1.129~OG&#8594;1.040~FG&#8594;11.6%ABV
26 IBU

That FG looks kind'a high. Have you brewed this one?
 
looneybomber said:
That FG looks kind'a high. Have you brewed this one?

Exactly, yes, appears high. However, it's because of my Brew Pal program; I had to manually input the yeast strain and just didn't input the alcohol tolerance properly. The yeast strain will deliver a high alcohol content, my estimation is roughly 13%. I encourage you to validate this.

I brewed it this last weekend and you could damned near stand the spoon up in the wort it was so thick. But, I will report the FG in a couple of months time. I have high hopes.

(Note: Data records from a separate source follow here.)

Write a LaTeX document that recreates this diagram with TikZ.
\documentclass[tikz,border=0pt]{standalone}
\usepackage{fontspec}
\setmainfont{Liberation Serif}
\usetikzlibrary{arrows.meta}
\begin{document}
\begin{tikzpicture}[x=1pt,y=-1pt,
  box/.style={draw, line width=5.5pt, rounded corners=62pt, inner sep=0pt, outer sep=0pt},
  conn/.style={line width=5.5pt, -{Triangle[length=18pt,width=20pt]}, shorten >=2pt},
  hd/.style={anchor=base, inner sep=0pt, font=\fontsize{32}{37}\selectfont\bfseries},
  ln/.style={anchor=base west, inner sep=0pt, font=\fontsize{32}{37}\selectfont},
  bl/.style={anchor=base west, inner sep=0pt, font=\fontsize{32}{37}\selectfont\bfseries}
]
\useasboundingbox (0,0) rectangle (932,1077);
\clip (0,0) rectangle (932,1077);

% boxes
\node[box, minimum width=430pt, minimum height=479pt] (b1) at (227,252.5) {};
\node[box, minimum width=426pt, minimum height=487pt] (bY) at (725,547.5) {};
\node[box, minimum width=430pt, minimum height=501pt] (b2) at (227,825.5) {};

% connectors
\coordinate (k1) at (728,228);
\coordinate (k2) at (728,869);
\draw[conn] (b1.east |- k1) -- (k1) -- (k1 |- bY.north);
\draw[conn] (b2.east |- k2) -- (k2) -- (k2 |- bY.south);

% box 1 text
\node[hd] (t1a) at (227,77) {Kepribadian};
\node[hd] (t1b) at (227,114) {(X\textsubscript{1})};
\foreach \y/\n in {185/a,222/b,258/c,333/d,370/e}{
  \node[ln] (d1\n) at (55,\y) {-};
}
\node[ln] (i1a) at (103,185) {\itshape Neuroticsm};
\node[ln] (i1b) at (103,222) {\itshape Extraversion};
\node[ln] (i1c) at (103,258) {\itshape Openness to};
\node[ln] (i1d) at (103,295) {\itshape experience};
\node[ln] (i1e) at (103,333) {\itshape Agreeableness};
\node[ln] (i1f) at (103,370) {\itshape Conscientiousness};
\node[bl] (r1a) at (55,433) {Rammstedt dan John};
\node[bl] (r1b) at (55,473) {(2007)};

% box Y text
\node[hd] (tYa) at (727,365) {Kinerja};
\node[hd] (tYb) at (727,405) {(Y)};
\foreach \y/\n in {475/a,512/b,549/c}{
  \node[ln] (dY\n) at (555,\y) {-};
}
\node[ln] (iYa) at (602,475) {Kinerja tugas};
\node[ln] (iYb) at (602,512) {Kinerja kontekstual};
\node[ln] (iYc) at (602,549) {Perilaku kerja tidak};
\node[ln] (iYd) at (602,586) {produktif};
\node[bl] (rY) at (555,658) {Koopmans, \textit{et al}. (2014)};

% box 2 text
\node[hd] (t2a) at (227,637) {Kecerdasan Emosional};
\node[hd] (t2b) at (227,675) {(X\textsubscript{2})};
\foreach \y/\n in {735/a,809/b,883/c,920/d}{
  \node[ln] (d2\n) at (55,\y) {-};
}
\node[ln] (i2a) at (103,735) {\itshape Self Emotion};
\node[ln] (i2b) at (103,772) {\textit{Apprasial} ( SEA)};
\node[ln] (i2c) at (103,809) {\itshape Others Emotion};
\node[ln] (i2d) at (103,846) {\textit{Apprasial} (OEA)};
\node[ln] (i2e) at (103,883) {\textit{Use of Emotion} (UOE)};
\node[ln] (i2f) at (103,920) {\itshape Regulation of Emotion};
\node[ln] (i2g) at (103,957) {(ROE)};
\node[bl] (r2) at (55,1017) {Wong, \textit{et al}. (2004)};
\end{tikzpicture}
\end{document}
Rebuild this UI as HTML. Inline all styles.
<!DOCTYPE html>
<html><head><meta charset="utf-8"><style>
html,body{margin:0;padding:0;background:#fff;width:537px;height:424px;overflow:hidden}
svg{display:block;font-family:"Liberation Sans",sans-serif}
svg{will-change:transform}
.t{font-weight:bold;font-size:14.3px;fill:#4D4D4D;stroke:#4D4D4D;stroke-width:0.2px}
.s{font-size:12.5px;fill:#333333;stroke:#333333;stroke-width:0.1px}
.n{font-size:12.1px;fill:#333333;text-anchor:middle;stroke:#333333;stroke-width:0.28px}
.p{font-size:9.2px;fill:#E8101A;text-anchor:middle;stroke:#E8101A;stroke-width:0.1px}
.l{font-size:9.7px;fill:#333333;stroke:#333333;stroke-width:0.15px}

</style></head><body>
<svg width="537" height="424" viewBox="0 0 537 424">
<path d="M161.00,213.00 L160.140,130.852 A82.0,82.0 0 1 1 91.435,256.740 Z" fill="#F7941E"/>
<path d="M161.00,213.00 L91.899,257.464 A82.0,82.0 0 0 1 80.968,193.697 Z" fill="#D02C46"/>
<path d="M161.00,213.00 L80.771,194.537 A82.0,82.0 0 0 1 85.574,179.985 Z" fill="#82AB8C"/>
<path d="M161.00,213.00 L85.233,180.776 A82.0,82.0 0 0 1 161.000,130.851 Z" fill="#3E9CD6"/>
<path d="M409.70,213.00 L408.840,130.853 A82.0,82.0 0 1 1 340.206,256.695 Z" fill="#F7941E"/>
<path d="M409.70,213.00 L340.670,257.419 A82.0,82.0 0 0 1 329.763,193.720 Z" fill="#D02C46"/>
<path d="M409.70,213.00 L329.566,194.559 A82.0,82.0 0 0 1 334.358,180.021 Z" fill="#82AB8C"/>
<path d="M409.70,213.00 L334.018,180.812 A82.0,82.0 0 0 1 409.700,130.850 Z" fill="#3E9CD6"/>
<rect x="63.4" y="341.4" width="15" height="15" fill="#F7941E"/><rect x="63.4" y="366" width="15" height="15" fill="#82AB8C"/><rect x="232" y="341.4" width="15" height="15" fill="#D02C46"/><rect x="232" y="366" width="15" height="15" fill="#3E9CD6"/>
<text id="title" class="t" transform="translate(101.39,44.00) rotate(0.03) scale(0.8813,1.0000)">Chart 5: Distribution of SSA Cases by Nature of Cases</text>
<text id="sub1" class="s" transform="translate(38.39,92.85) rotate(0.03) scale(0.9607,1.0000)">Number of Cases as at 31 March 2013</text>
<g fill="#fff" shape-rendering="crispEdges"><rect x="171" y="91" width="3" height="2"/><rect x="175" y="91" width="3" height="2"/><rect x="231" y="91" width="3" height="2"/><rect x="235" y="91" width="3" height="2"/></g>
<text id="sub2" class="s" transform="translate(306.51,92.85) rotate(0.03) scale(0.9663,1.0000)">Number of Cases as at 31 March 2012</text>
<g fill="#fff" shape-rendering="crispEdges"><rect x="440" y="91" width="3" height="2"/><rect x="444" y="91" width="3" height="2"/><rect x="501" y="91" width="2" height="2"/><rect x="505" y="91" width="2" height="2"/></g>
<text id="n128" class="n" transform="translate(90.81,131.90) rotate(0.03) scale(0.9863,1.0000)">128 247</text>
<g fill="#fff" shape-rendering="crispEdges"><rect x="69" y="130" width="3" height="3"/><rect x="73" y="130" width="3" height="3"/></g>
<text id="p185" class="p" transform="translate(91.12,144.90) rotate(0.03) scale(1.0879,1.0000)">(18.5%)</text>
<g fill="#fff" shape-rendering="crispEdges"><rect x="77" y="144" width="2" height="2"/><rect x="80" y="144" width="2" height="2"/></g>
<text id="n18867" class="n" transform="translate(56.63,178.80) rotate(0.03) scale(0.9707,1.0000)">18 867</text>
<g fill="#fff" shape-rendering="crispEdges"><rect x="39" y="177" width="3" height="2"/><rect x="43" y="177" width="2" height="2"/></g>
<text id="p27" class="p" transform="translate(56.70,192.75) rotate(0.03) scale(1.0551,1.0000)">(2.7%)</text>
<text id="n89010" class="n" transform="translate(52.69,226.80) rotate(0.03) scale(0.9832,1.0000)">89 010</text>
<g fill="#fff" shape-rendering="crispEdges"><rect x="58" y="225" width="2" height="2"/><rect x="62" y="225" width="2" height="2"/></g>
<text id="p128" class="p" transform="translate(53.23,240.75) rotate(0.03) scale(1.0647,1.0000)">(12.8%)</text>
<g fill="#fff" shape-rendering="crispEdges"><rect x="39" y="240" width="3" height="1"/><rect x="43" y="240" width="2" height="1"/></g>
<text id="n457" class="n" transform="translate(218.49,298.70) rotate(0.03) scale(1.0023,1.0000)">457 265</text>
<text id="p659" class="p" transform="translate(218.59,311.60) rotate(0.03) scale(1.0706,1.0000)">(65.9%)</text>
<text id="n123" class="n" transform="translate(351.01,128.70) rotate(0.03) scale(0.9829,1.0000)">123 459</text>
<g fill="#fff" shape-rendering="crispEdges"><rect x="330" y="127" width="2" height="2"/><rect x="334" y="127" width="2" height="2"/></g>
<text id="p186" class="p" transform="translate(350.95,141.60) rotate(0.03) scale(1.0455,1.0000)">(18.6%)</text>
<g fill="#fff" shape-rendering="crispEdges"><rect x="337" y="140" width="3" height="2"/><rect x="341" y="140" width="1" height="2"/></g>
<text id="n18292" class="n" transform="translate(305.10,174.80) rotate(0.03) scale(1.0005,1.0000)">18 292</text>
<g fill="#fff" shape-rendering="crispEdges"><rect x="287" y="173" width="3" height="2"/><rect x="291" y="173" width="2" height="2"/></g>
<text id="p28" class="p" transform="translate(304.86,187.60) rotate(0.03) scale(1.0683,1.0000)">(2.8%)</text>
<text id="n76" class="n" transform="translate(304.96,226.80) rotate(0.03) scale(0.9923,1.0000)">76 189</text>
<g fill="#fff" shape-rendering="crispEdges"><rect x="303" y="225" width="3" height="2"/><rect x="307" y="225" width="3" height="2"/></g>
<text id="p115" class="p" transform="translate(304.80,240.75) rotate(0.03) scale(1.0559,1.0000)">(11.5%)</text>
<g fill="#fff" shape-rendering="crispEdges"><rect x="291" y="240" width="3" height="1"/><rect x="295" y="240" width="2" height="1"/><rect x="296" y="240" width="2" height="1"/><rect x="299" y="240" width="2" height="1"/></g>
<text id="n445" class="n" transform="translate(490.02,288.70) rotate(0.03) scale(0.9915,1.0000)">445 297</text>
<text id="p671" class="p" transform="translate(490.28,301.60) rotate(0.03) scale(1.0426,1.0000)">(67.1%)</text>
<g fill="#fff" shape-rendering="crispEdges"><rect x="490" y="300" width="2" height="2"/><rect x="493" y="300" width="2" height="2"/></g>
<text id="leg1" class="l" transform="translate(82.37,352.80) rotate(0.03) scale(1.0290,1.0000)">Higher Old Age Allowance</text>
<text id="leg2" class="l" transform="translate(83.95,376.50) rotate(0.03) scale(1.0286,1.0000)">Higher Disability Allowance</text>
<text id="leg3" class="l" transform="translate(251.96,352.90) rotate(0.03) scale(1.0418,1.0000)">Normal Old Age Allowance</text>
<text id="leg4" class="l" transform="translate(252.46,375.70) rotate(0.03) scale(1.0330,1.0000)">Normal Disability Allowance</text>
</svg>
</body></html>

You could just take 3 lbs of amber extract and 3 lbs of MO extract out of the recipe, give that a try.
 
I brewed it this last weekend and you could damned near stand the spoon up in the wort it was so thick. But, I will report the FG in a couple of months time. I have high hopes.

You could just take 3 lbs of amber extract and 3 lbs of MO extract out of the recipe, give that a try.

Any word how this fermented out? I'm going to be ordering some ingredients for my spring brews and a barleywine will be one of them. I will be brewing a sacrificial ESB (it'll get drank!) for the yeast.
 
Any word how this fermented out? I'm going to be ordering some ingredients for my spring brews and a barleywine will be one of them. I will be brewing a sacrificial ESB (it'll get drank!) for the yeast.



Yeah, it's actually still bubbling away. I had a lot of issues with this and as a result a lot of lessons learned. I actually ended up watering down to 10 gallons. It stuck at 1.040 or so and I pitched 2 massive starters of champagne yeast to finish it off, it's at about 1.030 now. Crazy town, but really great! The English chocolate malt gave an amazing coffee flavor which has since disappeared. I'm getting ready to pick up a freshly emptied whiskey barrel from Woodinvile Whiskey and transfer immediately.

The taste is amazing, a little boozy, tastes great with a splash of whiskey! I say do it!